— Start of Supplied information —
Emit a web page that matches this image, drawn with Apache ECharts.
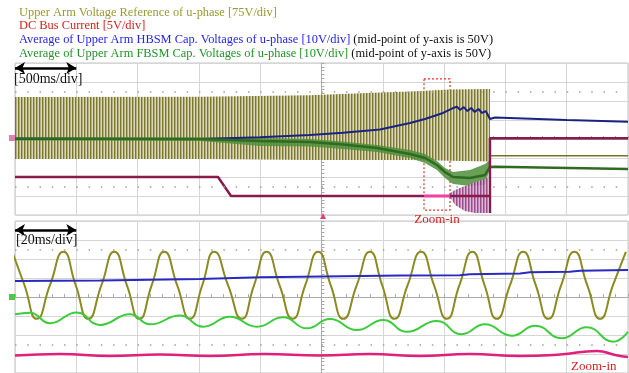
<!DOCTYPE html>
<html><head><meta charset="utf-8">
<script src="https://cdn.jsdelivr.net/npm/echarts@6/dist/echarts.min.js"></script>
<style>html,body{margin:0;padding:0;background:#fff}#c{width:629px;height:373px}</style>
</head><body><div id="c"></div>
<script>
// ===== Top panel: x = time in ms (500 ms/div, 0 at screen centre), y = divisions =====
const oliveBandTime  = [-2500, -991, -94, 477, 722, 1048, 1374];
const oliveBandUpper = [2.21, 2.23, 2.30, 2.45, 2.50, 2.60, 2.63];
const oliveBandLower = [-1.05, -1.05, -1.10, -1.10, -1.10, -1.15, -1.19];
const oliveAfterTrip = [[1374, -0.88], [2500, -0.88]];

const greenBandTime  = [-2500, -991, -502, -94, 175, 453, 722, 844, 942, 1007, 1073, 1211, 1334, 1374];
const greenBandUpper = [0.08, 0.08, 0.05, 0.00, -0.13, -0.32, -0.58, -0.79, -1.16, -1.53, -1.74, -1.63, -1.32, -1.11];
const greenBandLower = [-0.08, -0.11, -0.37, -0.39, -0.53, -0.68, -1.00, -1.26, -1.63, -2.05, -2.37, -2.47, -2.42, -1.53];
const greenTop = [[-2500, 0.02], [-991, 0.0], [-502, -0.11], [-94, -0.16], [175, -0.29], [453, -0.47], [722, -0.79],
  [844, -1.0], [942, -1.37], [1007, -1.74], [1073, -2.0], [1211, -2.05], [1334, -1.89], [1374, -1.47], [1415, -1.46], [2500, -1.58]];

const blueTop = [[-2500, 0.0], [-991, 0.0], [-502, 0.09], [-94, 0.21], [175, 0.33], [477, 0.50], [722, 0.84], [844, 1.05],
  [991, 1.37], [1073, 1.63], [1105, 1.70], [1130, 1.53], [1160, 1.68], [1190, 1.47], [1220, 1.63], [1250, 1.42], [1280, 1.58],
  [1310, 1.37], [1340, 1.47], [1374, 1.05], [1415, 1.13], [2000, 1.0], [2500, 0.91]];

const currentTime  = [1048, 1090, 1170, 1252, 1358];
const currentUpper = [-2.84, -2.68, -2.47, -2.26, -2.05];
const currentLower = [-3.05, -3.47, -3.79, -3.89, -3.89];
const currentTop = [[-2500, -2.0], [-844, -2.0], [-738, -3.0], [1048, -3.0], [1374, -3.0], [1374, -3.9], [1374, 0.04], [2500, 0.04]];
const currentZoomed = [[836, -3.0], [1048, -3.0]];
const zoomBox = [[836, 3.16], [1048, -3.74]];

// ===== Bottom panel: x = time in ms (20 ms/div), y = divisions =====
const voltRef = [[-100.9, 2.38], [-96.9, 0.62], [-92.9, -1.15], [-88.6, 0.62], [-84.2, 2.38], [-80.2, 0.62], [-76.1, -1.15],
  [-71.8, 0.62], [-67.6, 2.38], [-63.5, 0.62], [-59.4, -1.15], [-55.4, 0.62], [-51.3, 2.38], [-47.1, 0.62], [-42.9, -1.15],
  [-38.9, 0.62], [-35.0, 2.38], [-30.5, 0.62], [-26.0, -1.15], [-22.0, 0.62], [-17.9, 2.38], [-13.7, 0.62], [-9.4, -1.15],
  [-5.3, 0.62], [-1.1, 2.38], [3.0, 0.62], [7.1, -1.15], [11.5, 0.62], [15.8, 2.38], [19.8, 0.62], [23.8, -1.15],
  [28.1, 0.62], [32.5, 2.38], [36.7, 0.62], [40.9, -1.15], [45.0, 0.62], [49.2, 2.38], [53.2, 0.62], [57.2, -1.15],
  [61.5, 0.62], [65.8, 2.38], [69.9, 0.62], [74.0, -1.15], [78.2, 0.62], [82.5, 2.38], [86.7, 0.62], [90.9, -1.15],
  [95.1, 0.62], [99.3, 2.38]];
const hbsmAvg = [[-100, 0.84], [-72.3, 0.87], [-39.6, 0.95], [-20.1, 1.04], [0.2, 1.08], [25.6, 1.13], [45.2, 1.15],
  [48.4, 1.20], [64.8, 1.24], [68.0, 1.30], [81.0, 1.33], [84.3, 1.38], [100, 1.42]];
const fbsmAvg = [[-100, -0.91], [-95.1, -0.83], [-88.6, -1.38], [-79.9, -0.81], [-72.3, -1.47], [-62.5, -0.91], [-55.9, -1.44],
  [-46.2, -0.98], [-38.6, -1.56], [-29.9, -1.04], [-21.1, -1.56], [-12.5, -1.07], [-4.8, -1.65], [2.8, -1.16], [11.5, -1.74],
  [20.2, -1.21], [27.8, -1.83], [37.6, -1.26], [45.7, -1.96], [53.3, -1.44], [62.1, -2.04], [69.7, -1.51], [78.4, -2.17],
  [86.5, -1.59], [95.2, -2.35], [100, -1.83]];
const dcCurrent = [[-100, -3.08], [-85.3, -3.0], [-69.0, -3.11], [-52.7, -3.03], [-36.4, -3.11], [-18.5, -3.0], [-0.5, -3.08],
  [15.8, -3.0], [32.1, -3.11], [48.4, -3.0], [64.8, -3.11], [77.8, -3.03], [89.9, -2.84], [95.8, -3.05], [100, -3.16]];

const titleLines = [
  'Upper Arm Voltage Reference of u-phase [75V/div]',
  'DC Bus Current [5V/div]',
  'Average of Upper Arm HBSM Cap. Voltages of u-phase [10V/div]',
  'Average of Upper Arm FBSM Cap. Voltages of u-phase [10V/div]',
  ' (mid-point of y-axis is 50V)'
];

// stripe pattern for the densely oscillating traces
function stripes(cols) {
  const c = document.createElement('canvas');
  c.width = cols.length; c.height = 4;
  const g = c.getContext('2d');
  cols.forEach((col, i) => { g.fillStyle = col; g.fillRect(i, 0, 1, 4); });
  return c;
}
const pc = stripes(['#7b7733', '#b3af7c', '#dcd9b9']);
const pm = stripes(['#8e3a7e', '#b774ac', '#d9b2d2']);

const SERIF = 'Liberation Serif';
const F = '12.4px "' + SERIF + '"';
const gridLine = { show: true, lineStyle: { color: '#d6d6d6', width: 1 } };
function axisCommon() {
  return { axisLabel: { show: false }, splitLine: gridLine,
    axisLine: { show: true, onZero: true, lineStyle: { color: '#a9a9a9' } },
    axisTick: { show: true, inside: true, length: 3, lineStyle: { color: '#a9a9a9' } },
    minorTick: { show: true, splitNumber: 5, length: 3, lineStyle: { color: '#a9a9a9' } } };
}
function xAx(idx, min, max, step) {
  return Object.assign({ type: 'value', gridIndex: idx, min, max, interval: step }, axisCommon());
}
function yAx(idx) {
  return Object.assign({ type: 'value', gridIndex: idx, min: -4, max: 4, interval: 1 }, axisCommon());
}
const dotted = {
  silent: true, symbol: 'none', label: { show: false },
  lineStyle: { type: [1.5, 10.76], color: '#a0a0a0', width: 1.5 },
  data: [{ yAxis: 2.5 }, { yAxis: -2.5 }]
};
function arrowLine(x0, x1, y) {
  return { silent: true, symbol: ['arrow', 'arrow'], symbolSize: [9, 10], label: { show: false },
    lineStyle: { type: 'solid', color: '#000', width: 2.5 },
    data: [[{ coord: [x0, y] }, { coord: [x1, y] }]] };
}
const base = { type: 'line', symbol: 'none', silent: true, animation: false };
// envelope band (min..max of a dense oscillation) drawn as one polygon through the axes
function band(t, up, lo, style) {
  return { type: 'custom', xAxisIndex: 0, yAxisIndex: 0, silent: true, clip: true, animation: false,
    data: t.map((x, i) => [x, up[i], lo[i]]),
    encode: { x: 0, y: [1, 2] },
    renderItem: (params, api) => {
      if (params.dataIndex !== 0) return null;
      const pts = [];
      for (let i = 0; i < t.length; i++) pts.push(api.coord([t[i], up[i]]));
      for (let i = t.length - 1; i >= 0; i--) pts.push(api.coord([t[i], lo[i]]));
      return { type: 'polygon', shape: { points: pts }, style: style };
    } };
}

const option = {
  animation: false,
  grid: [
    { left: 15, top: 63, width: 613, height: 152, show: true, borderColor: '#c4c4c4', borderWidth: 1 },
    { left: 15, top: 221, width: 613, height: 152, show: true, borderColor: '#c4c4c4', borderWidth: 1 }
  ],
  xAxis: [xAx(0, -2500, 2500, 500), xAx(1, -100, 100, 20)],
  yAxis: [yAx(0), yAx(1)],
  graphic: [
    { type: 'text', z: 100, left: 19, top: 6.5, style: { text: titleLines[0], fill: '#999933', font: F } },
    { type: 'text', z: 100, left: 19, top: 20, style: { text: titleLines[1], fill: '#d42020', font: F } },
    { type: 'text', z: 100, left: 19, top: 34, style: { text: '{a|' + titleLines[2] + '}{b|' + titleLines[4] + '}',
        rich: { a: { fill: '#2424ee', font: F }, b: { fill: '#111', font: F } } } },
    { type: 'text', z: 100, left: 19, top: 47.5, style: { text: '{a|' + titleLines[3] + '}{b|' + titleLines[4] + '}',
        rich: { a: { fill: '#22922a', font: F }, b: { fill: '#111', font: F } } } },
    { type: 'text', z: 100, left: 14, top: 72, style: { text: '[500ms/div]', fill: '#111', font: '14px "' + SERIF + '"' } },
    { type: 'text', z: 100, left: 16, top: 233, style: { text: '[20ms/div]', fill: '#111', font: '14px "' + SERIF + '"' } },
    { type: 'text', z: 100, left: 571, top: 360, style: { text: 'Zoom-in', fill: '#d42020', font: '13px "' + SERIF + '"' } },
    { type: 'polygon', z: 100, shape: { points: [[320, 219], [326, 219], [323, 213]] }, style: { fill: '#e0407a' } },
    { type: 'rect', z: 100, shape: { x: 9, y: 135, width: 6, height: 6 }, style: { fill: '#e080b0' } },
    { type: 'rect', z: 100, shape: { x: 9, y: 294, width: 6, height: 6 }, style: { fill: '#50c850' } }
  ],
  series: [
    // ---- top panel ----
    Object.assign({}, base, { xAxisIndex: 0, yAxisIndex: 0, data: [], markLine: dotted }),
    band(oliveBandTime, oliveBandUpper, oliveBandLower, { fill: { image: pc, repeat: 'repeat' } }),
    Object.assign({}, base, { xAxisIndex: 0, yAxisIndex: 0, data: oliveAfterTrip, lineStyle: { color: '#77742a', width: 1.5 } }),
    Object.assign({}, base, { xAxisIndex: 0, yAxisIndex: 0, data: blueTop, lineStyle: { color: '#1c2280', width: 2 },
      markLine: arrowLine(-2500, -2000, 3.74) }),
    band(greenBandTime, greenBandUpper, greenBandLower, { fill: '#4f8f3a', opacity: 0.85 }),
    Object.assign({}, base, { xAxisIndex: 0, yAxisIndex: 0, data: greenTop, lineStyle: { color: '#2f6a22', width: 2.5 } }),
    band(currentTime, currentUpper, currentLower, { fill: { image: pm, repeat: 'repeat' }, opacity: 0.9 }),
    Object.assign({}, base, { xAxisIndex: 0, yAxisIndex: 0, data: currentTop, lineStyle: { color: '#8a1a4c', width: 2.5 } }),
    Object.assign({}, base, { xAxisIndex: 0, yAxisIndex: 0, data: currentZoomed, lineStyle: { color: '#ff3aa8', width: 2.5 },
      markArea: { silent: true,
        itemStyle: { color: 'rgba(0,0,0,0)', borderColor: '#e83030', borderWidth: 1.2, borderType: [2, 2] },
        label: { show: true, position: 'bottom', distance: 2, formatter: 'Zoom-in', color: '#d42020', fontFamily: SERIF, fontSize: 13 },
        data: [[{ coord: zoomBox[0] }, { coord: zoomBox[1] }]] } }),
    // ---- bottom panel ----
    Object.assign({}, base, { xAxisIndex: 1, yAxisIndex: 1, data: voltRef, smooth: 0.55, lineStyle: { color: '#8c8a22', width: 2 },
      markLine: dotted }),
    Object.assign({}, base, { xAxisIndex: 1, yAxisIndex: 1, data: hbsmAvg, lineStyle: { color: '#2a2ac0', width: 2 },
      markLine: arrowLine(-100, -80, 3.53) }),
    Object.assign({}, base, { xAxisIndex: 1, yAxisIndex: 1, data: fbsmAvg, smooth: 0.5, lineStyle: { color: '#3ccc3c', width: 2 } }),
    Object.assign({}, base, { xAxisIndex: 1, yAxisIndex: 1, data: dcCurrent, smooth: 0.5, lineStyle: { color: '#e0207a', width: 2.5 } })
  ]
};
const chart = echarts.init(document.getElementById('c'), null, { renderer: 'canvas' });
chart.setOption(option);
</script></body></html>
— End of Supplied information —
What needs to be done: Restate, line by line and word for word, everything from the top of the material through the line that contains "-1.46], [2500, -1.58]];". Leave pictures out.

Solution to this exercise:
Emit a web page that matches this image, drawn with Apache ECharts.
<!DOCTYPE html>
<html><head><meta charset="utf-8">
<script src="https://cdn.jsdelivr.net/npm/echarts@6/dist/echarts.min.js"></script>
<style>html,body{margin:0;padding:0;background:#fff}#c{width:629px;height:373px}</style>
</head><body><div id="c"></div>
<script>
// ===== Top panel: x = time in ms (500 ms/div, 0 at screen centre), y = divisions =====
const oliveBandTime  = [-2500, -991, -94, 477, 722, 1048, 1374];
const oliveBandUpper = [2.21, 2.23, 2.30, 2.45, 2.50, 2.60, 2.63];
const oliveBandLower = [-1.05, -1.05, -1.10, -1.10, -1.10, -1.15, -1.19];
const oliveAfterTrip = [[1374, -0.88], [2500, -0.88]];

const greenBandTime  = [-2500, -991, -502, -94, 175, 453, 722, 844, 942, 1007, 1073, 1211, 1334, 1374];
const greenBandUpper = [0.08, 0.08, 0.05, 0.00, -0.13, -0.32, -0.58, -0.79, -1.16, -1.53, -1.74, -1.63, -1.32, -1.11];
const greenBandLower = [-0.08, -0.11, -0.37, -0.39, -0.53, -0.68, -1.00, -1.26, -1.63, -2.05, -2.37, -2.47, -2.42, -1.53];
const greenTop = [[-2500, 0.02], [-991, 0.0], [-502, -0.11], [-94, -0.16], [175, -0.29], [453, -0.47], [722, -0.79],
  [844, -1.0], [942, -1.37], [1007, -1.74], [1073, -2.0], [1211, -2.05], [1334, -1.89], [1374, -1.47], [1415, -1.46], [2500, -1.58]];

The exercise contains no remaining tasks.